Mana kata buaya dan kambing jantan dalam kalimat (9) dam (10) berbeda dengan
kata buaya dan kambing jantan dalam kalimat (11) dan (12) berikut :

(11) Jangan mudah tergoda oleh rayuan buaya.


(12) Dalam persoalan ini, kita tidak perlu mencari kambing hitam.

Berbeda dengan buaya dan kambing pada kalimat (9) dan (10), buaya dan kambing
(hitam) pada kalimat (11) dan (12) maknanya tidak mengacu kepada referen yang bersifat
konvensional ‘sejenis binatang melata’ dan ‘binatang berkaki empat sebesar anjing yang
bertanduk’, tetapi disimpangkan kepada referen yang lain untuk berbagai tujuan etis (moral),
estetis (keindahan), insultif (penghinaan), dsb. Makna bentuk kebahasaan yang menyimpang
dan referennya biasa disebut makna figuratif. Contoh lain bandingkanlah pemakaian kata ke
belakang dalam kalimat (13) dan (14) berikut

(13) Karena Yoyok nakal, Iin terpaksa pindah duduk ke belakang.

(14) Karena tidak tahan, Ia minta izin untuk ke belakang.

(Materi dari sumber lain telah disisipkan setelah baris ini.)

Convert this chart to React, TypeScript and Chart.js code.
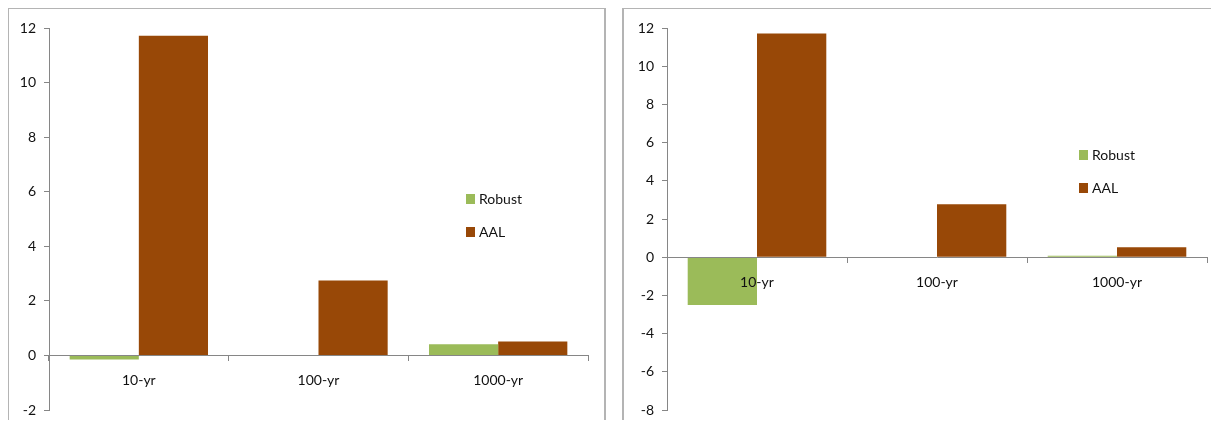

Makna Primer dan Makna Sekunder

Dari uraian pasal 2.2, 2.3 dan 2.4, dapat diketahui bahwa makna leksikal, makna
denotatif, dan makna literal adalah makna yang dapat diketahui oleh pemakai bahasa tanpa
bantuan konteks. Makna satuan kebahasaan yang dapat diidentifikasi tanpa bantuan konteks
disebut makna primer. Jadi makna leksikal, makna denotatif, dan makna literal adalah makna
primer. Sementara itu, makna gramatikal, makna konotatif, dan makna figuratif hanya dapat
diidentifikasi oleh pemakai bahasa dengan bantuan konteks. Makna satuan kebahasaan yang
hanya dapat diidentifikasikan lewat konteks bahasa disebut makna sekunder. Jadi, makna
gramatikal, makna konotatif, dan makna figuratif adalah makna sekunder.